There’s a car accident, and the food-impact scientist is knocked on the head, believes he’s Clodagh Rogers (an Irish girl singer), and then Trostsky. Both he and Pither are brought to Russia, brought to the Red Chinese, and finally a firing squad. Loop de loop.

The show ran from 1969-1974 and each epidsode, even the ones without Cleese, are incredible. Often they’re not funny, really, but so unbelievably bizarre you can’t help but continue watching. Their inventiveness is addictive, and even having watched every show at least a dozen times I find myself continually surprised.

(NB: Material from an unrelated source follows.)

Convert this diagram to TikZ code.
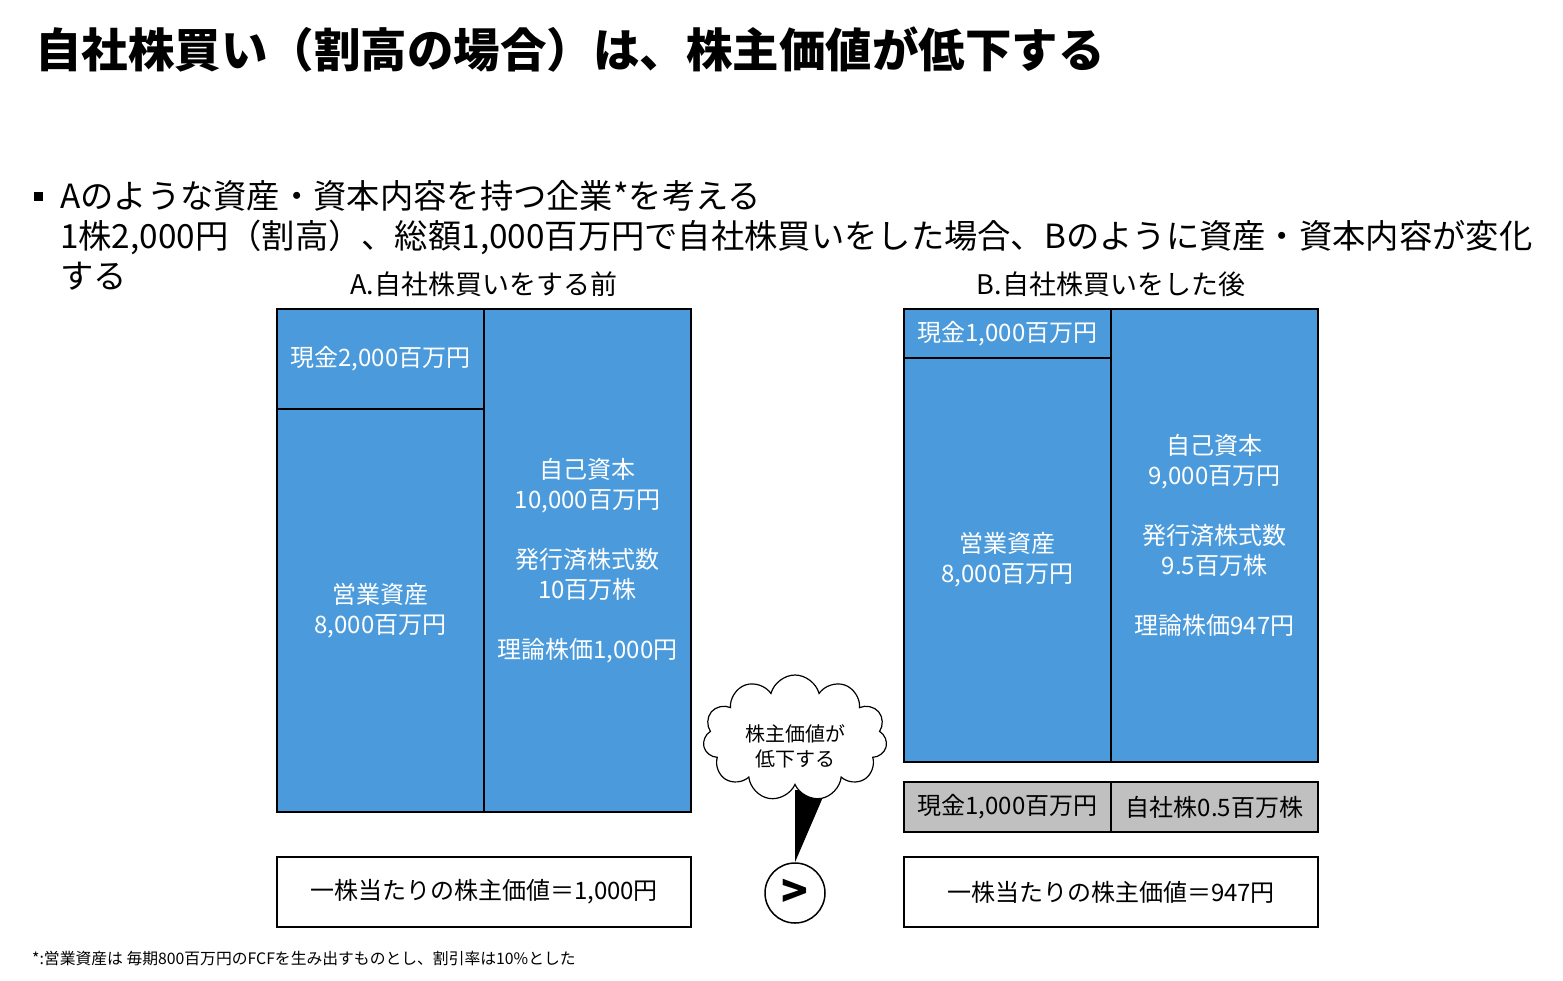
\documentclass[tikz,border=0pt]{standalone}
\usepackage{fontspec}
\setmainfont{Noto Sans CJK JP}
\usetikzlibrary{shapes.symbols}
\definecolor{assetblue}{RGB}{75,155,220}
\definecolor{stockgray}{RGB}{192,192,192}

\begin{document}
\begin{tikzpicture}[x=1pt,y=-1pt,
    cell/.style={draw,line width=2pt,fill=assetblue,text=white,inner sep=0pt,
        align=center,font=\fontsize{24}{30}\selectfont},
    graycell/.style={cell,fill=stockgray,text=black},
    valuebox/.style={draw,line width=2pt,fill=white,inner sep=0pt,
        minimum width=414pt,minimum height=70pt,font=\fontsize{24}{30}\selectfont},
    header/.style={font=\fontsize{27}{32}\selectfont},
    bullettext/.style={anchor=west,inner sep=0pt,font=\fontsize{33.3}{40}\selectfont}]
    \useasboundingbox (0,0) rectangle (1563,980);

    % title
    \node[anchor=west,inner sep=0pt,font=\fontsize{46.5}{50}\selectfont\bfseries] (title) at (35,50)
        {自社株買い（割高の場合）は、株主価値が低下する};

    % bullet text
    \fill (34,192) rectangle (43,201);
    \node[bullettext] (line1) at (60,196) {Aのような資産・資本内容を持つ企業*を考える};
    \node[bullettext] (line2) at (60,237) {1株2,000円（割高）、総額1,000百万円で自社株買いをした場合、Bのように資産・資本内容が変化};
    \node[bullettext] (line3) at (60,276) {する};

    % A: before the buyback
    \node[header] (ahead) at (484,284) {A.自社株買いをする前};
    \node[cell,minimum width=207pt,minimum height=100pt] (acash) at (380.5,359) {現金2,000百万円};
    \node[cell,minimum width=207pt,minimum height=403pt] (aop) at (380.5,610.5) {営業資産\\8,000百万円};
    \node[cell,minimum width=207pt,minimum height=503pt] (aeq) at (587.5,560.5)
        {自己資本\\10,000百万円\\[30pt]発行済株式数\\10百万株\\[30pt]理論株価1,000円};
    \node[valuebox] (avalue) at (484,892) {一株当たりの株主価値＝1,000円};

    % B: after the buyback
    \node[header] (bhead) at (1111,284) {B.自社株買いをした後};
    \node[cell,minimum width=207pt,minimum height=49pt] (bcash) at (1007.5,333.5) {現金1,000百万円};
    \node[cell,minimum width=207pt,minimum height=404pt] (bop) at (1007.5,560) {営業資産\\8,000百万円};
    \node[cell,minimum width=207pt,minimum height=453pt] (beq) at (1214.5,535.5)
        {自己資本\\9,000百万円\\[30pt]発行済株式数\\9.5百万株\\[30pt]理論株価947円};
    \node[graycell,minimum width=207pt,minimum height=50pt] (gcash) at (1007.5,807) {現金1,000百万円};
    \node[graycell,minimum width=207pt,minimum height=50pt] (gstock) at (1214.5,807) {自社株0.5百万株};
    \node[valuebox] (bvalue) at (1111,892) {一株当たりの株主価値＝947円};

    % comparison
    \node[draw,circle,line width=1.5pt,minimum size=60pt,inner sep=0pt,
        font=\fontsize{44}{44}\selectfont\bfseries] (cmp) at (795,893) {>};
    \coordinate (tipl) at (795,790);
    \coordinate (tipr) at (826,790);
    \fill (tipl) -- (tipr) -- (cmp.north) -- cycle;
    \node[draw,cloud,cloud puffs=11,aspect=1.5,fill=white,line width=1.2pt,
        minimum width=184pt,minimum height=126pt,inner sep=0pt] (bubble) at (795,738) {};
    \node[align=center,font=\fontsize{20}{25}\selectfont] (bubbletext)
        at ([yshift=-8pt]bubble.center) {株主価値が\\低下する};

    % footnote
    \node[anchor=west,inner sep=0pt,font=\fontsize{15.8}{18}\selectfont] (note) at (32,958)
        {*:営業資産は 毎期800百万円のFCFを生み出すものとし、割引率は10\%とした};
\end{tikzpicture}
\end{document}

No other skit show is as intelligent, insane, surprising, and utterly chaotic (and anarchic) as Monty Python’s Flying Circus. Laugh-In seems terribly dated now, a relic. The old Saturday Night Live had some wonderful skits, stuff we repeat today, but none baffle like the Pythons–and the best SNL so clearly shows the Pythons’ influence as to be utterly derivative (and I won’t even go into the new SNL, which is so safe it’s barely edgy enough for prime time–it offends no one.) Kids in the Hall, In Living Color, the films of Jim Carrey, the Farrellys, the Zuckers–all sons of Python, swimming in the wake of their “filth and unreason”, as David Thomson put it.

There will never be another show like Monty Python’s Flying Circus, in theatres or on the telly. Which is probably for the better. Too much genuine madness might not be so healthy.